Ink has already been mentioned but it is worthy of another note. Some companies offer only one type of ink so it is important that you understand the capabilities of that ink. Will it stretch? Will it stick to glass (even with an adhesion promotor)? Is it fade resistant for exterior use? What kind of color pallet is available? Other companies offer multiple inks that deal with each of these issues but, as mentioned, you can’t just swap inks whenever you want to. 

Typically, you must select a single multipurpose ink for each printer so you need to decide exactly what type of substrate you want to print on before you lay down the cash. True, you can switch inks if you need to, but this is a costly and involved cleaning process so make the right decision in the beginning.

Printing speed is also worthy of note. The numbers might mislead anyone looking strictly at the charts and comparing speed. Print speed can be measured in many ways, and most printer manufacturers publish the speed numbers in a way that makes them look the best (nothing wrong with that). The problem is, those numbers don’t compare “apples to apples” since the numbers might vary wildly when comparing draft mode (720 x 720 dpi) with production mode (1440 x 1440 dpi or higher). Speed also varies when white is added as a base or clear is added as an overcoat. Other factors also play into this mix so “seeing is believing”—another good reason to go meet the printer in person before making a decision.

The throat of a printer, or the height of the item it can accommodate and still print on, goes a long way in determining the price. The smaller the throat, the less the printer is likely to cost so, once again, try to determine what you are going to print. If all you plan to print is flat acrylic for instance, you might get by with a 2" thick throat capacity, although keep in mind that would prevent you from ever printing on anything cylindrical since the smallest of any printer for that is about 4". On the other hand, paying for a printer that can handle 15" substrates for no reason would be a waste of money. The same is true with substrate weight capacity. One printer included in the chart is capable of handling up to 220 lbs., but most can handle only a few pounds. Of course, forcing a printer to work with substrates near or beyond its rated capacity is sure to shorten the life of the printer.

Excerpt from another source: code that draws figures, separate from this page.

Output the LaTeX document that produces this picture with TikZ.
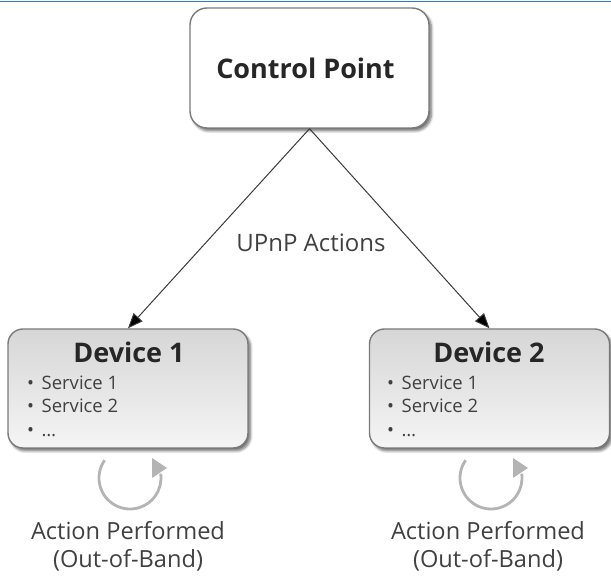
\documentclass[tikz,border=0pt]{standalone}
\usepackage{fontspec}
\setmainfont{Open Sans}
\usetikzlibrary{arrows.meta,shadows.blur}

\definecolor{frameblue}{HTML}{2E7BC0}
\definecolor{boxline}{HTML}{7A7A7A}
\definecolor{wire}{HTML}{3A3A3A}
\definecolor{ink}{HTML}{262626}
\definecolor{soft}{HTML}{404040}
\definecolor{loopgray}{HTML}{B4B4B4}

\tikzset{
  shadowed/.style={blur shadow={shadow xshift=2.5pt, shadow yshift=-3pt,
      shadow blur steps=6, shadow blur radius=2.5pt, shadow opacity=55}},
  cpbox/.style={shadowed, draw=boxline, line width=1.4pt, fill=white,
      rounded corners=17pt, minimum width=239pt, minimum height=120pt,
      inner sep=0pt, text=ink, font=\fontsize{27}{32}\selectfont\bfseries},
  devbox/.style={shadowed, draw=boxline, line width=1.4pt,
      top color=gray!32, bottom color=gray!8,
      rounded corners=15pt, minimum width=240pt, minimum height=119pt,
      inner sep=0pt},
  devtitle/.style={anchor=base, inner sep=0pt, text=ink,
      font=\fontsize{27}{31}\selectfont\bfseries},
  service/.style={anchor=base west, inner sep=0pt, text=soft,
      font=\fontsize{18.5}{22}\selectfont},
  conn/.style={draw=wire, line width=1pt,
      -{Triangle[length=15pt, width=12pt, fill=black]}},
  edgelabel/.style={anchor=base, inner sep=0pt, text=soft,
      font=\fontsize{24}{28}\selectfont},
  caption/.style={anchor=base, inner sep=0pt, text=soft, align=center,
      font=\fontsize{23.6}{28}\selectfont},
  loopline/.style={draw=loopgray, line width=2.8pt},
  loophead/.style={fill=loopgray, draw=none},
}
\newcommand{\svcitem}[1]{\textbullet\hspace{7.5pt}#1}

\begin{document}
\begin{tikzpicture}[x=1pt, y=1pt]
  \useasboundingbox (0,0) rectangle (611,577);

  % thin rule along the top edge
  \coordinate (ruleL) at (0,575.4);
  \coordinate (ruleR) at (611,575.4);
  \draw[frameblue, line width=1.8pt] (ruleL) -- (ruleR);

  % control point and the two devices
  \node[cpbox] (cp) at (309.5,509) {\hspace*{-8pt}Control Point};
  \node[devbox] (d1) at (128,188.5) {};
  \node[devbox] (d2) at (489.5,188.5) {};

  % device contents
  \node[devtitle] (d1title) at (129,214) {Device 1};
  \node[service] (d1s1) at (27,187) {\svcitem{Service 1}};
  \node[service] (d1s2) at (27,164) {\svcitem{Service 2}};
  \node[service] (d1s3) at (27,140) {\svcitem{\dots}};

  \node[devtitle] (d2title) at (489,214) {Device 2};
  \node[service] (d2s1) at (387,187) {\svcitem{Service 1}};
  \node[service] (d2s2) at (387,164) {\svcitem{Service 2}};
  \node[service] (d2s3) at (387,140) {\svcitem{\dots}};

  % UPnP actions from the control point to each device
  \draw[conn] (cp.south) -- (d1.north);
  \draw[conn] (cp.south) -- (d2.north);
  \node[edgelabel] (upnp) at (311,325) {UPnP Actions};

  % out-of-band actions: circular arrows under each device
  \coordinate (loop1) at (130,99);
  \coordinate (loop2) at (491,99);
  \foreach \c in {loop1,loop2}{
    \draw[loopline] ([shift={(145:31)}]\c) arc[start angle=145, end angle=368, radius=31];
    \fill[loophead] ([shift={(22,20)}]\c) -- ([shift={(37,10)}]\c) -- ([shift={(22,0)}]\c) -- cycle;
  }

  \node[caption] (cap1a) at (128,37) {Action Performed};
  \node[caption] (cap1b) at (128,9) {(Out-of-Band)};
  \node[caption] (cap2a) at (488,37) {Action Performed};
  \node[caption] (cap2b) at (488,9) {(Out-of-Band)};
\end{tikzpicture}
\end{document}
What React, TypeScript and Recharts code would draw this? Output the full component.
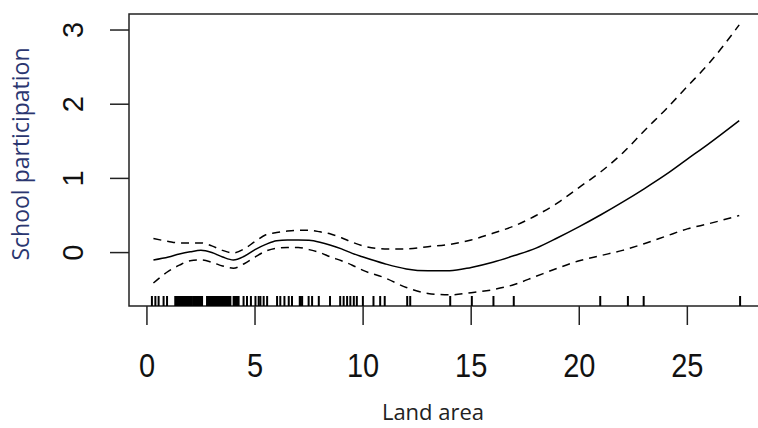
import React from "react";
import {
  ComposedChart,
  Line,
  Scatter,
  XAxis,
  YAxis,
  ReferenceArea,
} from "recharts";

const landArea = [
  0.3, 1, 1.5, 2, 2.5, 3, 3.5, 4, 4.5, 5, 5.5, 6, 6.5, 7, 7.5, 8, 8.5, 9, 9.5, 10,
  11, 12, 13, 14, 15, 16, 17, 18, 19, 20, 21, 22, 23, 24, 25, 26, 27.4,
];
// fitted smooth
const fit = [
  -0.1, -0.06, -0.02, 0.01, 0.03, 0.0, -0.06, -0.1, -0.05, 0.04, 0.11, 0.16, 0.17,
  0.17, 0.165, 0.14, 0.1, 0.05, -0.01, -0.06, -0.15, -0.22, -0.245, -0.245, -0.2,
  -0.13, -0.04, 0.06, 0.2, 0.35, 0.51, 0.68, 0.86, 1.05, 1.26, 1.47, 1.78,
];
// upper band (+2 se)
const upper = [
  0.19, 0.15, 0.13, 0.13, 0.13, 0.09, 0.03, -0.005, 0.05, 0.15, 0.24, 0.27, 0.29,
  0.3, 0.3, 0.28, 0.25, 0.2, 0.14, 0.09, 0.05, 0.05, 0.08, 0.11, 0.17, 0.26, 0.36,
  0.5, 0.67, 0.88, 1.09, 1.34, 1.64, 1.93, 2.24, 2.55, 3.07,
];
// lower band (-2 se)
const lower = [
  -0.41, -0.25, -0.17, -0.11, -0.1, -0.13, -0.18, -0.21, -0.15, -0.06, 0.02, 0.06,
  0.07, 0.07, 0.04, 0.0, -0.06, -0.11, -0.17, -0.24, -0.34, -0.47, -0.55, -0.57,
  -0.54, -0.5, -0.43, -0.32, -0.21, -0.11, -0.04, 0.03, 0.12, 0.22, 0.32, 0.39, 0.5,
];
// observed land area values (rug)
const rugValues = [
  0.23, 0.39, 0.54, 0.77, 0.93,
  1.31, 1.36, 1.41, 1.46, 1.51, 1.56, 1.61, 1.66, 1.71, 1.76, 1.81, 1.86, 1.91, 1.96,
  2.01, 2.06, 2.08,
  2.16, 2.21, 2.26, 2.31, 2.36, 2.41, 2.46, 2.51, 2.55,
  2.78, 2.83, 2.88, 2.93, 2.98, 3.03, 3.08, 3.13, 3.18, 3.23, 3.28, 3.33, 3.38, 3.43,
  3.48, 3.53, 3.58, 3.63, 3.68, 3.73, 3.78, 3.83, 3.86,
  4.01, 4.06, 4.11, 4.16, 4.21, 4.24, 4.47, 4.63, 4.81, 5.02, 5.17, 5.25, 5.4, 5.56,
  6.02, 6.17, 6.36, 6.56, 6.71, 7.07, 7.12, 7.18, 7.48, 7.64, 7.95, 8.47, 8.94, 9.1,
  9.26, 9.41, 9.57, 9.71, 9.99, 10.48, 10.79, 11.0, 12.04, 12.18, 14.03, 15.03,
  16.03, 16.97, 20.97, 22.25, 22.98, 27.44,
];
const xTicks = [0, 5, 10, 15, 20, 25];
const yTicks = [0, 1, 2, 3];

const X_MIN = -0.83;
const X_MAX = 28.5;
const Y_MIN = -0.72;
const Y_MAX = 3.216;

const data = landArea.map((x, i) => ({ x, fit: fit[i], upper: upper[i], lower: lower[i] }));
const rug = rugValues.map((x) => ({ x, y: Y_MIN }));

const XTick = ({ x, y, payload }: any) => (
  <g transform={`translate(${x},${y + 52}) scale(1,1.15)`}>
    <text textAnchor="middle" fontSize={29} fontFamily="Liberation Sans, Arial" fill="#111">
      {payload.value}
    </text>
  </g>
);

const YTick = ({ y, payload }: any) => (
  <text
    transform={`translate(83,${y}) rotate(-90)`}
    textAnchor="middle"
    fontSize={29}
    fontFamily="Liberation Sans, Arial"
    fill="#111"
  >
    {payload.value}
  </text>
);

const RugMark = ({ cx, cy }: any) => (
  <line x1={cx} x2={cx} y1={cy} y2={cy - 10} stroke="#000" strokeWidth={2} />
);

export default function App() {
  return (
    <div
      style={{
        position: "absolute",
        left: 0,
        top: 0,
        width: 758,
        height: 428,
        overflow: "hidden",
        background: "#fff",
      }}
    >
      <ComposedChart
        width={780}
        height={428}
        data={data}
        margin={{ top: 14, right: 17, bottom: 0, left: 0 }}
      >
        <XAxis
          dataKey="x"
          type="number"
          domain={[X_MIN, X_MAX]}
          ticks={xTicks}
          allowDataOverflow
          height={122}
          axisLine={false}
          tickSize={19}
          tickMargin={0}
          tickLine={{ stroke: "#222", strokeWidth: 1.5 }}
          tick={<XTick />}
          label={{
            content: () => (
              <text x={433} y={420} textAnchor="middle" fontSize={22} fontFamily="Open Sans" fill="#222">
                Land area
              </text>
            ),
          }}
        />
        <YAxis
          type="number"
          domain={[Y_MIN, Y_MAX]}
          ticks={yTicks}
          allowDataOverflow
          width={129}
          axisLine={false}
          tickSize={19}
          tickMargin={0}
          tickLine={{ stroke: "#222", strokeWidth: 1.5 }}
          tick={<YTick />}
          label={{
            content: () => (
              <text
                transform="translate(29,154) rotate(-90)"
                textAnchor="middle"
                fontSize={23}
                fontFamily="Open Sans"
                fill="#2a3670"
              >
                School participation
              </text>
            ),
          }}
        />
        <ReferenceArea
          x1={X_MIN}
          x2={X_MAX}
          y1={Y_MIN}
          y2={Y_MAX}
          fill="none"
          stroke="#222"
          strokeWidth={1.5}
          ifOverflow="visible"
        />
        <Line
          dataKey="upper"
          type="monotone"
          stroke="#000"
          strokeWidth={1.5}
          strokeDasharray="8 6"
          dot={false}
          isAnimationActive={false}
        />
        <Line
          dataKey="lower"
          type="monotone"
          stroke="#000"
          strokeWidth={1.5}
          strokeDasharray="8 6"
          dot={false}
          isAnimationActive={false}
        />
        <Line
          dataKey="fit"
          type="monotone"
          stroke="#000"
          strokeWidth={1.5}
          dot={false}
          isAnimationActive={false}
        />
        <Scatter data={rug} dataKey="y" shape={<RugMark />} isAnimationActive={false} />
      </ComposedChart>
    </div>
  );
}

Many of the bells and whistles associated with UV flatbed printers are like sound systems in cars—it basically comes down to personal preference. Digital readouts, remote control panels, one basic design or another, even the color of the cabinet may be pure preference but they still play into the buying formula and are, therefore, important.

 Finally, and perhaps most important of all, is service and support. I have already mentioned that these printers require some tender loving care. They can be somewhat finicky and they definitely require ongoing maintenance. This means your ability to contact someone for help when things don’t go the way they should is imperative! This isn’t something that can be placed on a chart. It has to be learned the hard way. But that doesn’t mean you can’t figure out which companies or distributors give good service and which ones don’t. Customers are usually more than happy to “spill the beans” about any company that isn’t living up to its promises. Just ask your sales representative for the phone numbers of several of their customers who are willing to be references. Quick responses to calls of help, quick shipment of repair parts and supplies and, of course, friendly, supportive service are invaluable for your UV experience to be a pleasant one.

The age of digital printing is here and is definitely upon us. Technology in this market continues to develop. It’s really incredible what you can do with this equipment. If you haven’t considered digital inkjet printing for your business, perhaps you should. It could mean one more step in the direction of persification. Even if you’re not ready to take the digital printing plunge, check it out. Who knows? It could be a profitable part of your future.